▸ **DATASET CONTENT**:

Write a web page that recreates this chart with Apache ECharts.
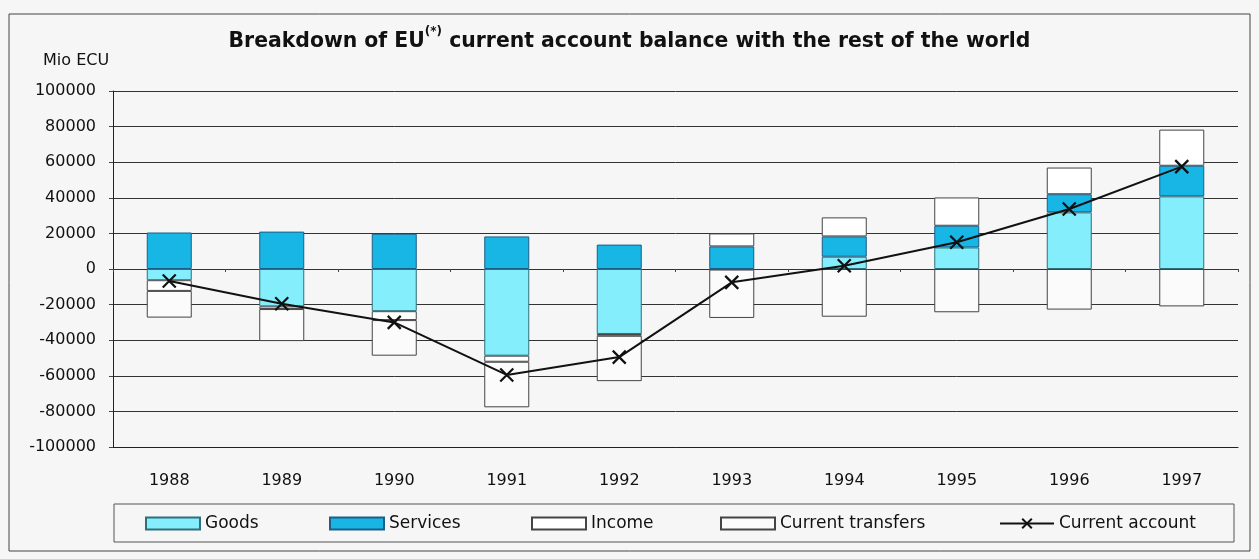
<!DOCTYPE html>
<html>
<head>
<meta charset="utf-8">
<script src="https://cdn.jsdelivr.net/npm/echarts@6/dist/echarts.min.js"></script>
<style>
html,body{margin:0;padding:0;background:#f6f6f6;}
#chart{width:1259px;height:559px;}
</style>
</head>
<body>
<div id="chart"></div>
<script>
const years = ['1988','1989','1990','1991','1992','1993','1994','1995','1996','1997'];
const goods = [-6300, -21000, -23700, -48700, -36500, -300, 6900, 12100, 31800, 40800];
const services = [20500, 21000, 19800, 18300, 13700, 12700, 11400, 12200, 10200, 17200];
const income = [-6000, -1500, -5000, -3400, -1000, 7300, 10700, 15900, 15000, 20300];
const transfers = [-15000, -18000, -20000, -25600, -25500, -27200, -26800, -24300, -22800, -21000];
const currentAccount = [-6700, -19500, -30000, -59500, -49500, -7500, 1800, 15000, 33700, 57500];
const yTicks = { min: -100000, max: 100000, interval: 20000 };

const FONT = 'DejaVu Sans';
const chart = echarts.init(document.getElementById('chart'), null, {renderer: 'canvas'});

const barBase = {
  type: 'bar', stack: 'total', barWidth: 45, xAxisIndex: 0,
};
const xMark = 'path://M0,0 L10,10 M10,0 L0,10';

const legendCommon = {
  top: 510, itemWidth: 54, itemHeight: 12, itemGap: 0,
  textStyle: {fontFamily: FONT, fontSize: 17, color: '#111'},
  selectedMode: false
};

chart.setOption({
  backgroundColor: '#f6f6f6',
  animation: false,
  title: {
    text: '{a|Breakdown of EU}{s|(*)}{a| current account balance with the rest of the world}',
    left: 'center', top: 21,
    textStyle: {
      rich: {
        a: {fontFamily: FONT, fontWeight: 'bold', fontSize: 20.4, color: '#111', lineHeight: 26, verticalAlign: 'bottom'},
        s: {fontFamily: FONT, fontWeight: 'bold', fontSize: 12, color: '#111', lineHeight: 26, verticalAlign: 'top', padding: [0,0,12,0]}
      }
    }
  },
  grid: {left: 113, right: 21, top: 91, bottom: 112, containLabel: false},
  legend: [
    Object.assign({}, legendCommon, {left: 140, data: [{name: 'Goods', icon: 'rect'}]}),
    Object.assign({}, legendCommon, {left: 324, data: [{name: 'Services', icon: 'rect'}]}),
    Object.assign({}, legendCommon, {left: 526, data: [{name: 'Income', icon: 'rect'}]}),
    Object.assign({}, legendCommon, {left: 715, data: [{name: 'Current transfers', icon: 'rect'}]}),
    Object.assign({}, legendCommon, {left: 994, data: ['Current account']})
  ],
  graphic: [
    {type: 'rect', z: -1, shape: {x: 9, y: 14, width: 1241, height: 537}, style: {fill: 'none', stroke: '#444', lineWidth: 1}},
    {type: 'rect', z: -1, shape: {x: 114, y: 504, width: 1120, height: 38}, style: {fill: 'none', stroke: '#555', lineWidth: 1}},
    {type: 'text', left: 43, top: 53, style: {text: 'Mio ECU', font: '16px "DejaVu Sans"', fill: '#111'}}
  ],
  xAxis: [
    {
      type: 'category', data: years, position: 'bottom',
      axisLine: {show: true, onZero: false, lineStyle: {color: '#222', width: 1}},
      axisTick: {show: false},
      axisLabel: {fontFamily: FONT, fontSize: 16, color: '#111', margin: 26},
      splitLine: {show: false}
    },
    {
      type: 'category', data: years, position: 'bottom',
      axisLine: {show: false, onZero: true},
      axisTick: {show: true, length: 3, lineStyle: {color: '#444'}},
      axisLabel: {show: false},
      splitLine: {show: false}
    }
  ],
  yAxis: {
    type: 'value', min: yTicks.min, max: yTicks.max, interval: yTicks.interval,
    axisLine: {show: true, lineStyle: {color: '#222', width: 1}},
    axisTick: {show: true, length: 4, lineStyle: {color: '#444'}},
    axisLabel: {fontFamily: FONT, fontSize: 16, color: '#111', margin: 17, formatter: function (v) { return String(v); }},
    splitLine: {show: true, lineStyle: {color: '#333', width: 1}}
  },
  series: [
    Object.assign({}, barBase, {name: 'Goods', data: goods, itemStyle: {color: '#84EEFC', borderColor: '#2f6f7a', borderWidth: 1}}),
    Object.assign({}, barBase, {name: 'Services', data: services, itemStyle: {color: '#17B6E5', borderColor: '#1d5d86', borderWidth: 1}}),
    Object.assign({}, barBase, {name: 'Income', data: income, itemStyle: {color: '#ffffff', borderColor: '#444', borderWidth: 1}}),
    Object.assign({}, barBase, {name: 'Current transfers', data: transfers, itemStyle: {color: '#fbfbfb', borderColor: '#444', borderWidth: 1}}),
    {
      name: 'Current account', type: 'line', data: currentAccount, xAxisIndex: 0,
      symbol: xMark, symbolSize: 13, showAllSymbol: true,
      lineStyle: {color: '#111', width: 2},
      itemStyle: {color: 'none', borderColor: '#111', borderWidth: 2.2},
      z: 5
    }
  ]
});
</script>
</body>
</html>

▸ **YOUR OBJECTIVE**: Write the listing above out again exactly, dropping each image.

▸ **SOLUTION FOR THIS EXERCISE**:
Write a web page that recreates this chart with Apache ECharts.
<!DOCTYPE html>
<html>
<head>
<meta charset="utf-8">
<script src="https://cdn.jsdelivr.net/npm/echarts@6/dist/echarts.min.js"></script>
<style>
html,body{margin:0;padding:0;background:#f6f6f6;}
#chart{width:1259px;height:559px;}
</style>
</head>
<body>
<div id="chart"></div>
<script>
const years = ['1988','1989','1990','1991','1992','1993','1994','1995','1996','1997'];
const goods = [-6300, -21000, -23700, -48700, -36500, -300, 6900, 12100, 31800, 40800];
const services = [20500, 21000, 19800, 18300, 13700, 12700, 11400, 12200, 10200, 17200];
const income = [-6000, -1500, -5000, -3400, -1000, 7300, 10700, 15900, 15000, 20300];
const transfers = [-15000, -18000, -20000, -25600, -25500, -27200, -26800, -24300, -22800, -21000];
const currentAccount = [-6700, -19500, -30000, -59500, -49500, -7500, 1800, 15000, 33700, 57500];
const yTicks = { min: -100000, max: 100000, interval: 20000 };

const FONT = 'DejaVu Sans';
const chart = echarts.init(document.getElementById('chart'), null, {renderer: 'canvas'});

const barBase = {
  type: 'bar', stack: 'total', barWidth: 45, xAxisIndex: 0,
};
const xMark = 'path://M0,0 L10,10 M10,0 L0,10';

const legendCommon = {
  top: 510, itemWidth: 54, itemHeight: 12, itemGap: 0,
  textStyle: {fontFamily: FONT, fontSize: 17, color: '#111'},
  selectedMode: false
};

chart.setOption({
  backgroundColor: '#f6f6f6',
  animation: false,
  title: {
    text: '{a|Breakdown of EU}{s|(*)}{a| current account balance with the rest of the world}',
    left: 'center', top: 21,
    textStyle: {
      rich: {
        a: {fontFamily: FONT, fontWeight: 'bold', fontSize: 20.4, color: '#111', lineHeight: 26, verticalAlign: 'bottom'},
        s: {fontFamily: FONT, fontWeight: 'bold', fontSize: 12, color: '#111', lineHeight: 26, verticalAlign: 'top', padding: [0,0,12,0]}
      }
    }
  },
  grid: {left: 113, right: 21, top: 91, bottom: 112, containLabel: false},
  legend: [
    Object.assign({}, legendCommon, {left: 140, data: [{name: 'Goods', icon: 'rect'}]}),
    Object.assign({}, legendCommon, {left: 324, data: [{name: 'Services', icon: 'rect'}]}),
    Object.assign({}, legendCommon, {left: 526, data: [{name: 'Income', icon: 'rect'}]}),
    Object.assign({}, legendCommon, {left: 715, data: [{name: 'Current transfers', icon: 'rect'}]}),
    Object.assign({}, legendCommon, {left: 994, data: ['Current account']})
  ],
  graphic: [
    {type: 'rect', z: -1, shape: {x: 9, y: 14, width: 1241, height: 537}, style: {fill: 'none', stroke: '#444', lineWidth: 1}},
    {type: 'rect', z: -1, shape: {x: 114, y: 504, width: 1120, height: 38}, style: {fill: 'none', stroke: '#555', lineWidth: 1}},
    {type: 'text', left: 43, top: 53, style: {text: 'Mio ECU', font: '16px "DejaVu Sans"', fill: '#111'}}
  ],
  xAxis: [
    {
      type: 'category', data: years, position: 'bottom',
      axisLine: {show: true, onZero: false, lineStyle: {color: '#222', width: 1}},
      axisTick: {show: false},
      axisLabel: {fontFamily: FONT, fontSize: 16, color: '#111', margin: 26},
      splitLine: {show: false}
    },
    {
      type: 'category', data: years, position: 'bottom',
      axisLine: {show: false, onZero: true},
      axisTick: {show: true, length: 3, lineStyle: {color: '#444'}},
      axisLabel: {show: false},
      splitLine: {show: false}
    }
  ],
  yAxis: {
    type: 'value', min: yTicks.min, max: yTicks.max, interval: yTicks.interval,
    axisLine: {show: true, lineStyle: {color: '#222', width: 1}},
    axisTick: {show: true, length: 4, lineStyle: {color: '#444'}},
    axisLabel: {fontFamily: FONT, fontSize: 16, color: '#111', margin: 17, formatter: function (v) { return String(v); }},
    splitLine: {show: true, lineStyle: {color: '#333', width: 1}}
  },
  series: [
    Object.assign({}, barBase, {name: 'Goods', data: goods, itemStyle: {color: '#84EEFC', borderColor: '#2f6f7a', borderWidth: 1}}),
    Object.assign({}, barBase, {name: 'Services', data: services, itemStyle: {color: '#17B6E5', borderColor: '#1d5d86', borderWidth: 1}}),
    Object.assign({}, barBase, {name: 'Income', data: income, itemStyle: {color: '#ffffff', borderColor: '#444', borderWidth: 1}}),
    Object.assign({}, barBase, {name: 'Current transfers', data: transfers, itemStyle: {color: '#fbfbfb', borderColor: '#444', borderWidth: 1}}),
    {
      name: 'Current account', type: 'line', data: currentAccount, xAxisIndex: 0,
      symbol: xMark, symbolSize: 13, showAllSymbol: true,
      lineStyle: {color: '#111', width: 2},
      itemStyle: {color: 'none', borderColor: '#111', borderWidth: 2.2},
      z: 5
    }
  ]
});
</script>
</body>
</html>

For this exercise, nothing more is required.